I found a grey hair today. I wanted to pluck it so badly. To pull it. Inspect it. Make sure it wasn’t just my eyes playing tricks on me. I looked at my reflection in the mirror for such a long time that for the slightest second, I’d forgotten what I was even doing there in the first place. Then I was back, as my eyes fixated on the silver glimmer of my very first grey hair under the harsh bathroom lighting on a winter morning.
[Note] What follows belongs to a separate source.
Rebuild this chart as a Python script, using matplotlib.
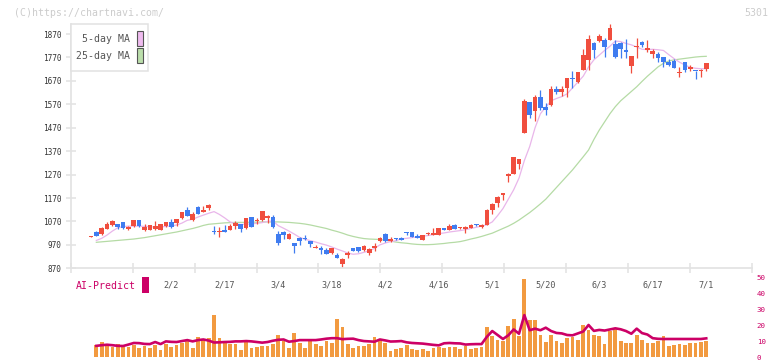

On the tram, I thought about when I was seven and my grandpa asked me to pull out his greys when they had just started emerging. He’d sit on a lawn chair—the plastic kind that’d been in the family for generations and yet never seemed to break—facing the backyard with a cup of coffee in hand. An iced cappuccino that was always way too sweet and filled to the top. I’d stand up on a stool behind him with a tweezer in hand. Then, I’d start pulling. When I got tired, grandpa would bribe me with coins for my piggy bank, an ice cream from the back of the freezer (hidden from all the other cousins) or let me feed the stray cats of the neighbourhood. The list went on. It would always work. We had the best times.

Over the course of the entire day, and then week, all I kept thinking about was that one damn strand of hair. Am I growing older, without truly realising it? Were moments passing me by?

On a rainy Thursday night, I called home only to cry afterwards. Things were piling up. My cousins were working, my friends were moving on. When my parents were my age, they had their plans set up. Meanwhile, I was stuck listening to the same songs on repeat and memorising every beat. I couldn’t help but think, what if I’d taken a different route? What if I’d decided to study science the way everyone in high school had expected me to? Would I be feeling any differently now?

At the end of the week, I decided to clear out my wardrobe. I needed a change, and it felt like a start. Yet, as I folded my old Disney pyjamas into a box, ready to be sent off, I couldn’t help but feel the gravity of its significance. It scared me—the fact that I was getting older as my life stayed the same.

Before bed, I scrolled through my camera roll for a little while and a photo from when I was seven popped up. There was a sinking feeling in my stomach that spread to my chest, and I clutched my phone a little tighter in my grip. My grandpa’s hair turned fully grey a few years after, and eventually, our little hairdresser moment came to an end.

It became clear to me that I’ll never be able to keep up with my life. Things are changing continuously, from one day to the next. You can’t freeze time. After breakfast comes lunch, then dinner—with snacks in between. Moving out from somewhere meant moving into another place.

I’ll find another grey hair soon, and maybe then, I’ll be brave enough to pluck it out. I’ll flush it down the toilet and go on with my day, head full of jet-black hair even under the sharp bathroom light. Perhaps by then, I’ll be a little bit more okay with the idea of the unknown. Or maybe I won’t. Either way, I’ll still be the same person—the exact age I’m supposed to be right there and then. I’ll be me, led by all my past decisions.

Sitting tight on this emotional rollercoaster, I hope to make friends with fear as it is the seemingly wrong decisions that always turn out to be the absolute right ones.

I’m no good at getting older, but maybe that’s all part of the plan.